Ah, but the best/worst part is knowing that any good stuff that may have been available in your workspace before has been pilferred away. The first thing to go is usually the ergonomic seat, so that you end up with the equivalent of a one-legged milking stool. Yeah, I've decided to no longer settle for crap like that. Walked around, found a great chair that wasn't being used, and rolled it to my desk. The fellow cubies looked at me in wonder.
Pissing on my territory, that's what I'm doing.

Monday, September 01, 2003

Ah, so that's why I have no septum left
Coming back to Canuckia on Wednesday night, I knew catching my bus back to Montreal from Magog would be tight, but wasn't really stressing. We were driving the back roads of New Hampshire and Vermont—militia country if you will—and ended up at the border in a small town called Stanhope.
So, we get to the border and Mark, my climbing partner, is having fits of ecstasy over how attractive he finds the border guard. (Mind you, we haven't washed in over a week, we look battered from over 9 days on the rock and in the sun and sleeping in the woods, and we both have week-old growths of salt-and-pepper stubble.) We're in a pick-up, he's got New York license plates, we're two states over from his home town, and we're heading back east via Canada. Enough to arouse some suspicion, I suppose.
The guard asks her usual questions, and seems obsessed with whether we have any guns. Um, nope. No drugs either, although we do have the remains of a bottle of bourbon in the back. The guard takes Mark's passport and my driver's license into the office, asking us to wait awhile. She comes back out, sans our documentation, telling us that this will take a few minutes. We figure that everything will be okay, and wait again. She then goes back inside, comes out and tells us to pull off to the side, because they're going to search the vehicle.
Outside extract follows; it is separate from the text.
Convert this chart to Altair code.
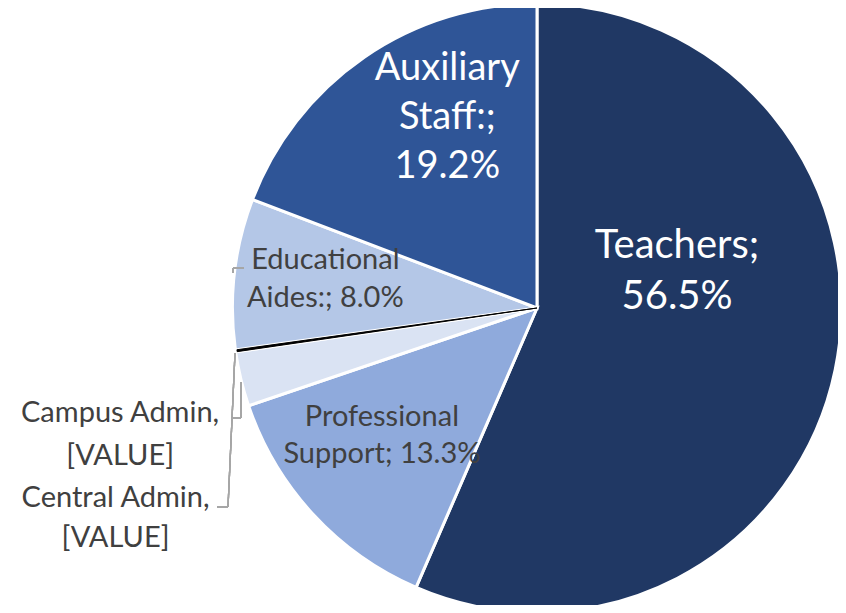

Wonderful, no way am I getting back to Montreal that night. Two more guards come out, Mark and I are told to stand in front of the truck where they can see us, and the guards proceed to go through the truck with some high-powered flashlight, taking everything out, opening everything, etc., etc. Now, two guys off on a road trip are going to have a lot of stuff, being at least two pack sacks each (one for camping, the other for climbing gear). Mark is a carpenter, so he also has all of his carpentry stuff in the truck as well.
Here's where it gets interesting: One of the guards calls me off to side and, staring directly at me for a reaction, asks, "Have you ever taken cocaine?" What?!? I'm freaking. Me: "Um, no sir, coke isn't on my list of prescriptions. In fact, what with a transplant and all, it might actually kill me." Guard: "Well, we passed your license under an ion scanner (or something, I wasn't comprehending much by then), and found traces of cocaine on your license. There's nothing we can do about it right now, but you should know." No idea how it got there, and I go back to standing in front of the truck, wondering how this could have happened.
After about 30 more minutes, the guard who questioned me tells the others, "nah, these guys are too active to be doing coke." They call us over, tell us that everything's hunky dory and, after commenting on all the gear we have, let us go. Get to Magog, where I'm sure we were followed, and after parting ways with Mark, I try the door of the bus station.
Locked.
No more buses that night. Fortunately, my mom lives in Magog, so I give her a call, she comes to pick me up, and I spend the next day with the 'rents, who drive me back the next day.